For those, like you, whose lives are filled with work responsibilities and raising children and school and the like, how can we strive to maintain the habits of the Christian life amidst a busy schedule, and why is it vital that we do so?
I have five children, so I suppose I know a little something about this. I do think certain harried seasons of life require creativity and intention. As a young mom, I always thought it counted when I read the Bible, prayed, and worshipped through song with my children. I did try maintaining a morning habit of regular Bible reading, too, but I do remember one long stretch of time, when my twin boys (the youngest) were infants. I gave up that morning time, figuring sleep was also a means to godliness. I copied Psalm 145 on index cards, tucked it into the pocket of my nursing chair, and pulled it out throughout the day. I was meditating on that psalm for a good year! I think there are all kinds of ways to imagine how we might connect to God — but one thing is for sure. It won’t simply happen. We’ll be met with resistance. We’ll be given to distraction. As the late Dallas Willard once wrote, there’s nothing accidental about spiritual life and growth.
What are your hopes for those who read A Habit Called Faith, and how would you encourage them as they seek to “take up the habits of faith in Jesus?”

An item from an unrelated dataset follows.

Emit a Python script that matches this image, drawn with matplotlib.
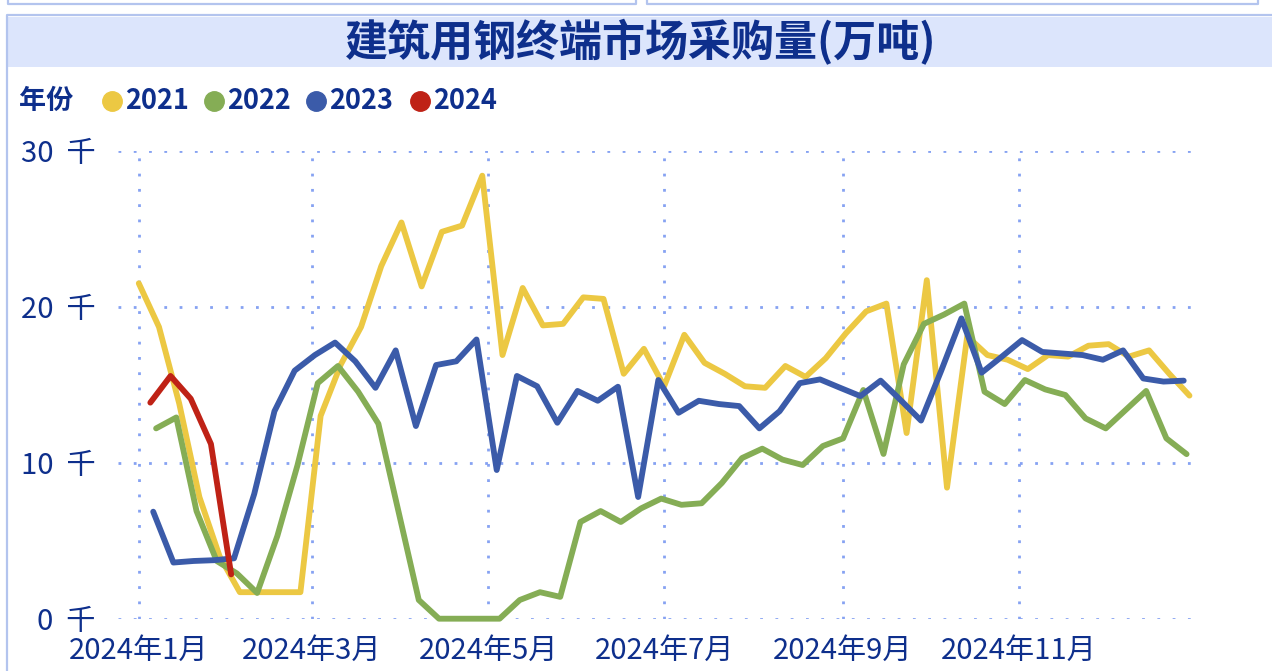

I have one hope alone: that readers will discover (or rediscover) that the life of faith in Jesus Christ is just this: life. He’s bread. He’s living water. No amount of money, no professional achievement, no domestic happiness will ever fully satisfy our restless hearts. I hope Christians will read — and I hope they’ll read alongside their spiritually curious friends. We can’t tire of the perpetually good news of the gospel: that we were once estranged, that we’ve been befriended by Jesus, that the world will one day, finally be made new.